> Raw data
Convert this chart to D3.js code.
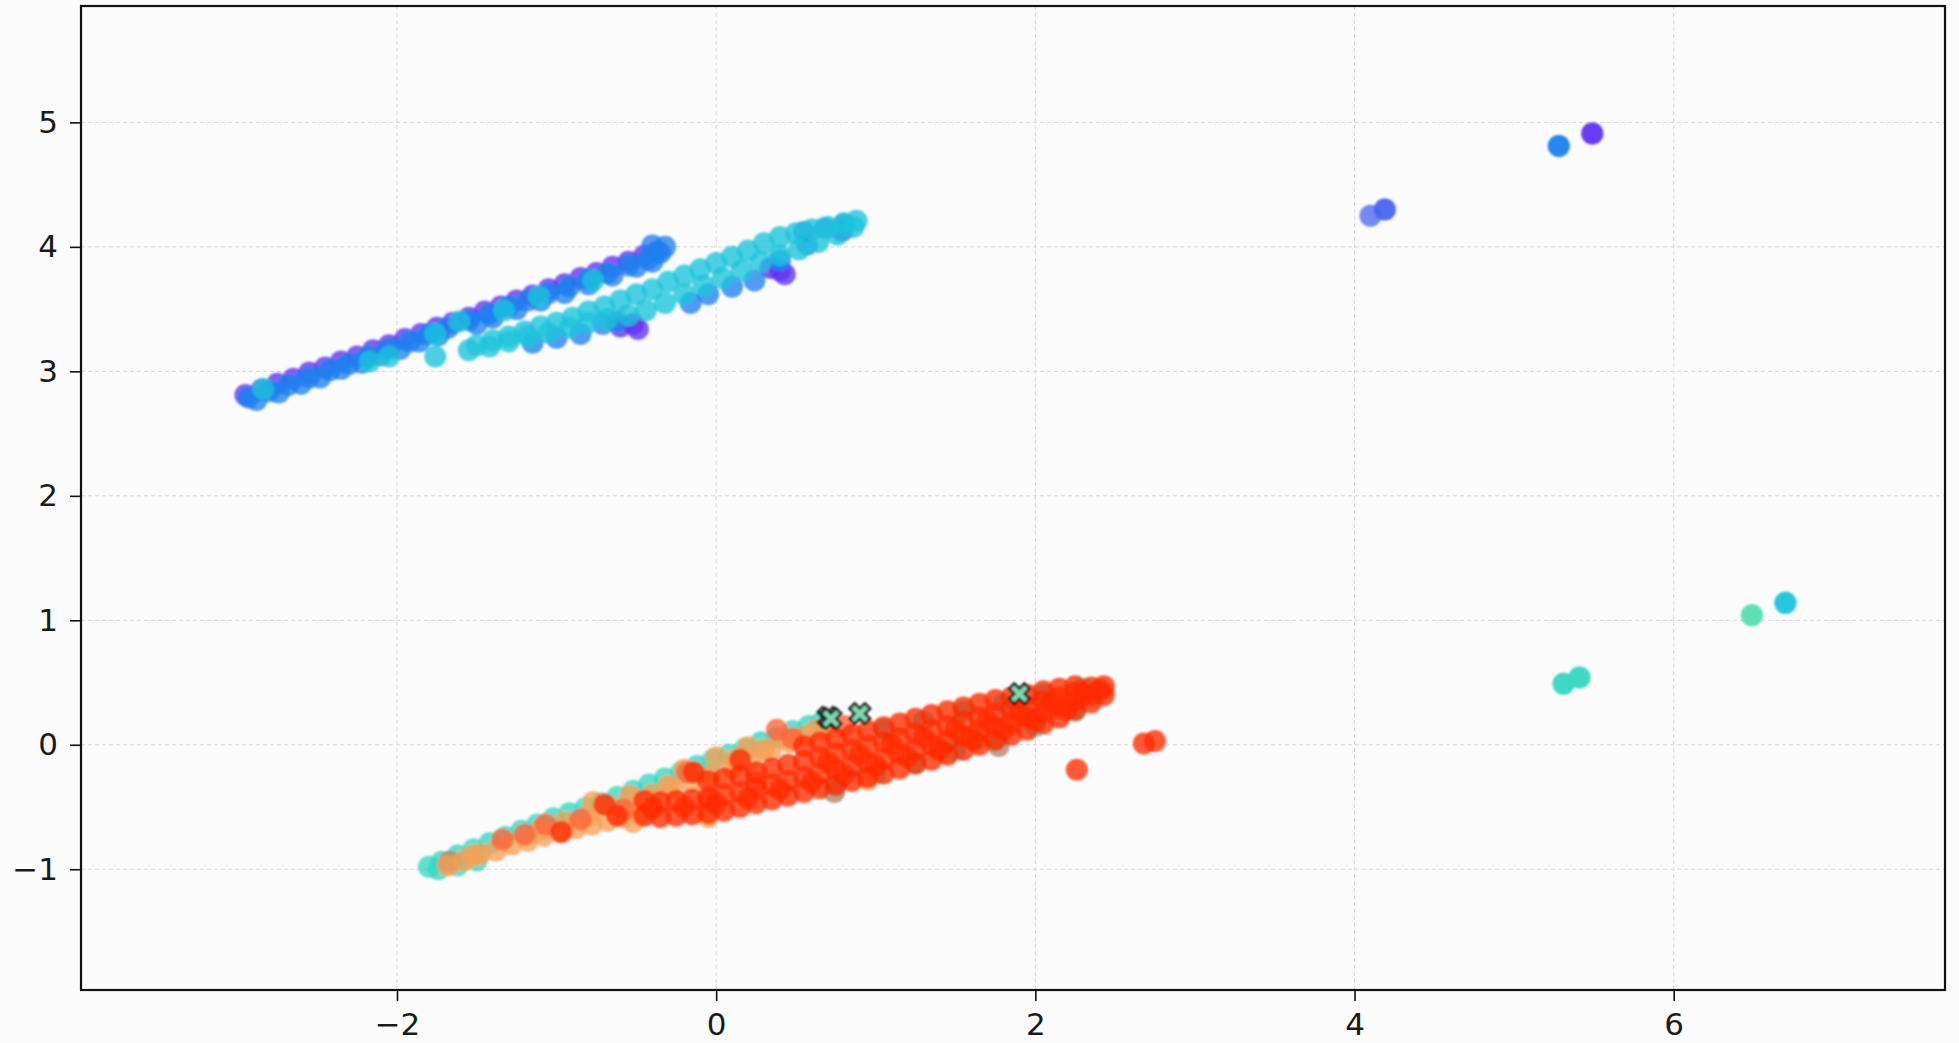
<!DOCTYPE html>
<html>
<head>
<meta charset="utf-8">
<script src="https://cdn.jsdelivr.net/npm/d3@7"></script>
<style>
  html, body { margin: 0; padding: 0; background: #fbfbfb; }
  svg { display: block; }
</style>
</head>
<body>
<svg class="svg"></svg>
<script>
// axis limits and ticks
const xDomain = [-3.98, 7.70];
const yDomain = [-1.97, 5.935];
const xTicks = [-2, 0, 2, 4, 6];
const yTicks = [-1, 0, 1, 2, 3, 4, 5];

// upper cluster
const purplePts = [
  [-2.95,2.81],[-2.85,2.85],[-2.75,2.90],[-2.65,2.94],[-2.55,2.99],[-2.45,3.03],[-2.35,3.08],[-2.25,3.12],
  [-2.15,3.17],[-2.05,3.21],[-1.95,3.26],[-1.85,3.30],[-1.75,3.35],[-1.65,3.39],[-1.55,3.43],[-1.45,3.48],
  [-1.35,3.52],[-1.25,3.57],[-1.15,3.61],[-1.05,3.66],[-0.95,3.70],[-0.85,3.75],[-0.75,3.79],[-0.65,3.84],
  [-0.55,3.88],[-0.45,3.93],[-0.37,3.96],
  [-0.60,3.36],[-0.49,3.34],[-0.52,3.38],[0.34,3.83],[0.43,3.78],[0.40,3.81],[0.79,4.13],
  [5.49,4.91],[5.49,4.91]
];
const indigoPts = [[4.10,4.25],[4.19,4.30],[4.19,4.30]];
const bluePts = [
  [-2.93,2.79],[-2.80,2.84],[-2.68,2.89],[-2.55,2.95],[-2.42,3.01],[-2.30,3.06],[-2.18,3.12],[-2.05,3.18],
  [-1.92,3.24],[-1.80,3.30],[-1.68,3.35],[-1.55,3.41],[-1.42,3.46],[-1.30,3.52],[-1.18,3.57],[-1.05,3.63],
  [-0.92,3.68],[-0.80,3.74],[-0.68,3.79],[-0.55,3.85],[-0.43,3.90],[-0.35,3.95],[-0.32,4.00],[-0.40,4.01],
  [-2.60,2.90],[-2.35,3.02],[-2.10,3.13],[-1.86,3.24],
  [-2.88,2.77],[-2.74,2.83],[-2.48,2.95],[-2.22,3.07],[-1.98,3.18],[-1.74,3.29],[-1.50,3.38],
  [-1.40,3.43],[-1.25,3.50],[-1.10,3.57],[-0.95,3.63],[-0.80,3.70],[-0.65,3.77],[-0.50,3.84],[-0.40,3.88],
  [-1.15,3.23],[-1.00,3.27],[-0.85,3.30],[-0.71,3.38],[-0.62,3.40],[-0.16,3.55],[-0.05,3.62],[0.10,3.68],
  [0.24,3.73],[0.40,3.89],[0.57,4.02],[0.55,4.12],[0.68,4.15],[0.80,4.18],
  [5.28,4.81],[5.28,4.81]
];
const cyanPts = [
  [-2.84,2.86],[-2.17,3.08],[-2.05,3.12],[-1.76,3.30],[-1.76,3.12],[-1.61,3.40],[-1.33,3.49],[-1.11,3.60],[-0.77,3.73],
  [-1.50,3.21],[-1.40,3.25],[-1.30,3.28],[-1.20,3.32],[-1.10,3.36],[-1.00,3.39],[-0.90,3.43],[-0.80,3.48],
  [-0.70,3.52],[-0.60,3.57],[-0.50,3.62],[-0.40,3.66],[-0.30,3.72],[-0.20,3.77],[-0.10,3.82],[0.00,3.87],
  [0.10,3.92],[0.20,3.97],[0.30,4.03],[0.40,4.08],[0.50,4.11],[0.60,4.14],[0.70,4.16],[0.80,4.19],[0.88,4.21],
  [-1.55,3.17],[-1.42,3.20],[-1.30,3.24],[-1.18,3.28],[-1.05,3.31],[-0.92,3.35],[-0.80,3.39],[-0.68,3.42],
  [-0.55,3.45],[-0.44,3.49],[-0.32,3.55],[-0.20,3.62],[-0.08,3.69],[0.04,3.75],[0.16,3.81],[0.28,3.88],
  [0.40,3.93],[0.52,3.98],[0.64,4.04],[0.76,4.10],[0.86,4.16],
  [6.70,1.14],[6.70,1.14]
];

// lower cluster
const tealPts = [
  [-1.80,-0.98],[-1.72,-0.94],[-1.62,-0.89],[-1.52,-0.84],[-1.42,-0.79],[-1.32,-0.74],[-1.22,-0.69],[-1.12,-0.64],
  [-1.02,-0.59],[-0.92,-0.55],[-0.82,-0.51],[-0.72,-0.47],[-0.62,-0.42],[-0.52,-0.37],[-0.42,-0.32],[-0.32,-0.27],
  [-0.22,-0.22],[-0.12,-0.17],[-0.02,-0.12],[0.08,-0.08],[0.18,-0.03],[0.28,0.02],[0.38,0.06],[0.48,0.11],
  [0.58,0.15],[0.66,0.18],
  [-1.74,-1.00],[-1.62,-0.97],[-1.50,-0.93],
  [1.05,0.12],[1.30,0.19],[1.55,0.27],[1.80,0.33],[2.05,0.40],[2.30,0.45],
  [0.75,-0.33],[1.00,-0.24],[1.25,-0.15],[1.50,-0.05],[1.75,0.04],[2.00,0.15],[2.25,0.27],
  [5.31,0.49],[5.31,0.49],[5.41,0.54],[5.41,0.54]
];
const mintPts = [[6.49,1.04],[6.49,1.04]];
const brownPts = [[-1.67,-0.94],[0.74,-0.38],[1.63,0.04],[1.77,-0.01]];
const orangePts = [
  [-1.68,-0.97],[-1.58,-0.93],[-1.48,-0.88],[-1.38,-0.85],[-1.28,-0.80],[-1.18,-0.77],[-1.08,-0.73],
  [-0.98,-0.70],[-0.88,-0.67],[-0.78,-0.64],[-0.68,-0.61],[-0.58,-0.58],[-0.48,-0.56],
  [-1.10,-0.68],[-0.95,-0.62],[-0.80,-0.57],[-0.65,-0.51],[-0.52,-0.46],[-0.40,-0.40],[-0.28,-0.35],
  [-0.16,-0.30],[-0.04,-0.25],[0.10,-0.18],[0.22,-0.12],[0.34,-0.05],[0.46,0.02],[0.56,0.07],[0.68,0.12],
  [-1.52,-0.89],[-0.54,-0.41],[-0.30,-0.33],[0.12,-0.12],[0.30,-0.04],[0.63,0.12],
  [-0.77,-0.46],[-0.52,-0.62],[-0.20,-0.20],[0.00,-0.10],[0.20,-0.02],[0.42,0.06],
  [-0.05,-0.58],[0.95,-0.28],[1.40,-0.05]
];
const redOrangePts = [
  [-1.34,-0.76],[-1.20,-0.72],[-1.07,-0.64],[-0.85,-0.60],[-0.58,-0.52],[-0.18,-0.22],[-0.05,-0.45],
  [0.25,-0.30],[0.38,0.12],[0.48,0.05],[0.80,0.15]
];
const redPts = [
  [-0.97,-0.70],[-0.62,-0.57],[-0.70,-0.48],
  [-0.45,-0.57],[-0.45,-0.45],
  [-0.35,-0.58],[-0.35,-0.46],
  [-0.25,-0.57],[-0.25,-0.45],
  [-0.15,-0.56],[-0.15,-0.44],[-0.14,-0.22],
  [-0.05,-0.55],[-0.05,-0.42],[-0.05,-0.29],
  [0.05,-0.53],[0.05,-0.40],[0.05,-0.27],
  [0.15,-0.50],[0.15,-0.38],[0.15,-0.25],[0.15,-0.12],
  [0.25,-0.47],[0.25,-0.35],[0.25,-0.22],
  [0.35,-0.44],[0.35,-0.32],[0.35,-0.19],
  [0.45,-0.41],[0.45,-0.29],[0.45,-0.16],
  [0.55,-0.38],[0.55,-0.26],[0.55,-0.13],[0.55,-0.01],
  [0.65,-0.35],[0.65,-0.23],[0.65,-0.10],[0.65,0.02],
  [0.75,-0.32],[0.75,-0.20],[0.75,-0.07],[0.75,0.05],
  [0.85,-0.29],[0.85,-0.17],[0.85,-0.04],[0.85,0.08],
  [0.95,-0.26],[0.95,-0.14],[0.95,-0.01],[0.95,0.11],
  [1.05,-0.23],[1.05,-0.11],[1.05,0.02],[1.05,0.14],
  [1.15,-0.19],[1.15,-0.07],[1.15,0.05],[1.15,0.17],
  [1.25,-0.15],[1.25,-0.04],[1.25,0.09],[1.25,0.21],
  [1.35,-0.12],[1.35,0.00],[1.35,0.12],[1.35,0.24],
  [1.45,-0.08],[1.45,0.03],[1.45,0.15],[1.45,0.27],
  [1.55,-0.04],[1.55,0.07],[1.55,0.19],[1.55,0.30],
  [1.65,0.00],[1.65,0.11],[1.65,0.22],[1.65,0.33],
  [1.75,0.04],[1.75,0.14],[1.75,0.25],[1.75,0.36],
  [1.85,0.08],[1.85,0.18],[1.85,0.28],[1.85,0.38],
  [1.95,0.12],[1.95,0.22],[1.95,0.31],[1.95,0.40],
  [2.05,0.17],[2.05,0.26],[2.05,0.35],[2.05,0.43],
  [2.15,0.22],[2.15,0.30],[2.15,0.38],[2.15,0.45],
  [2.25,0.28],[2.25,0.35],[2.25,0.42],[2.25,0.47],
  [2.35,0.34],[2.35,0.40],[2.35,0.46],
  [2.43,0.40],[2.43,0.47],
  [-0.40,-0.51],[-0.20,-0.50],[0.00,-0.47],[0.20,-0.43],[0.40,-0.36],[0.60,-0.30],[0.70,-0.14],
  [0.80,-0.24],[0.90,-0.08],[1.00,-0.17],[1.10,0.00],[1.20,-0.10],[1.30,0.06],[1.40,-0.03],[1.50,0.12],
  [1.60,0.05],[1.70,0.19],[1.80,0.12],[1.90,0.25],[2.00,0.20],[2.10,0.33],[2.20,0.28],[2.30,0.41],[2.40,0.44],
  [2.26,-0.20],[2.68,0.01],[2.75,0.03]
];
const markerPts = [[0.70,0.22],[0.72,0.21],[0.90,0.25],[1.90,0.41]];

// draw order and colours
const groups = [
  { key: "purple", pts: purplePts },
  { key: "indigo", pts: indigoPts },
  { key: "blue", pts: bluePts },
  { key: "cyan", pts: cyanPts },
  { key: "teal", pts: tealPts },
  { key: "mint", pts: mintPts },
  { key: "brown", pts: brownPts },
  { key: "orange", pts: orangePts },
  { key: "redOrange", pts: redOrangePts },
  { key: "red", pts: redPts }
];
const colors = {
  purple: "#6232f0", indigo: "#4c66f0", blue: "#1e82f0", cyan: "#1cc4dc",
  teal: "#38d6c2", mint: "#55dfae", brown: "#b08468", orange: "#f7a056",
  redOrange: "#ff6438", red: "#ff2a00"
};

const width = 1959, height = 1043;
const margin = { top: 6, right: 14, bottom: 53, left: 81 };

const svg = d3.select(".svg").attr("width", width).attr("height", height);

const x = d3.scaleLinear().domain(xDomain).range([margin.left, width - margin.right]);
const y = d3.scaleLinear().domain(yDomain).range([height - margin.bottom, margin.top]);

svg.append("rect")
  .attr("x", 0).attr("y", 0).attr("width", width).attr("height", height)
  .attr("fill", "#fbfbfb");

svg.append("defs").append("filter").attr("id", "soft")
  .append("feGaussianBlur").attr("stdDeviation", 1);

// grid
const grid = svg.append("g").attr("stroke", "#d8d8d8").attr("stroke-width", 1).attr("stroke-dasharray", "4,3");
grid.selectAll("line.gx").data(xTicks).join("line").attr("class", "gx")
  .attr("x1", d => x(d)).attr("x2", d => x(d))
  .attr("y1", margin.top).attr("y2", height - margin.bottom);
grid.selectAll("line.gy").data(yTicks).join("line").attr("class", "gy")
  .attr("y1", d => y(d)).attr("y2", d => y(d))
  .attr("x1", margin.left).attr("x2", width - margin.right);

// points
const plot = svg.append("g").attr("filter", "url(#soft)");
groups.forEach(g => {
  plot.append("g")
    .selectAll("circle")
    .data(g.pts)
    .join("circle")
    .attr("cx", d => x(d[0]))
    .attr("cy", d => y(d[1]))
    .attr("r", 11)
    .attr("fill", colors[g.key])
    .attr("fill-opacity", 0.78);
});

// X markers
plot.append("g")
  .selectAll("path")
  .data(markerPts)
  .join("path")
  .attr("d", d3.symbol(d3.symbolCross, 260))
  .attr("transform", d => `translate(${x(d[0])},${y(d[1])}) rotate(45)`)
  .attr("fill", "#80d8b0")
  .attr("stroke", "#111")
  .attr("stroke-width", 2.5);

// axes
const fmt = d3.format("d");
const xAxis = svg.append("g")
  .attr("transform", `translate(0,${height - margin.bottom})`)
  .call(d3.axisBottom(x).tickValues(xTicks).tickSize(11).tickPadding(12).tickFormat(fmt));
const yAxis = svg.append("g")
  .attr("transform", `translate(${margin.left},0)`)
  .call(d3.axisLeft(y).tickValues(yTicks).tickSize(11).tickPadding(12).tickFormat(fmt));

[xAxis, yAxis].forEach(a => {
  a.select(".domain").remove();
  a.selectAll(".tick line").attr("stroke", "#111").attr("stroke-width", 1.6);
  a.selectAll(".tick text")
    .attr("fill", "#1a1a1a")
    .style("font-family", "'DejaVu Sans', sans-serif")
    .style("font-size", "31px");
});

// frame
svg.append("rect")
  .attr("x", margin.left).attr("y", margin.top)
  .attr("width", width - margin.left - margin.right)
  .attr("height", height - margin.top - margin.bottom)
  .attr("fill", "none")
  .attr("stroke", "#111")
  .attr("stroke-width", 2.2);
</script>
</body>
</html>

> Goal of the exercise
From the first line above to the line containing "const yTicks = [-1, 0, 1, 2, 3, 4, 5];", repeat each line exactly. Pictures stay out.

> Correct output
Convert this chart to D3.js code.
<!DOCTYPE html>
<html>
<head>
<meta charset="utf-8">
<script src="https://cdn.jsdelivr.net/npm/d3@7"></script>
<style>
  html, body { margin: 0; padding: 0; background: #fbfbfb; }
  svg { display: block; }
</style>
</head>
<body>
<svg class="svg"></svg>
<script>
// axis limits and ticks
const xDomain = [-3.98, 7.70];
const yDomain = [-1.97, 5.935];
const xTicks = [-2, 0, 2, 4, 6];
const yTicks = [-1, 0, 1, 2, 3, 4, 5];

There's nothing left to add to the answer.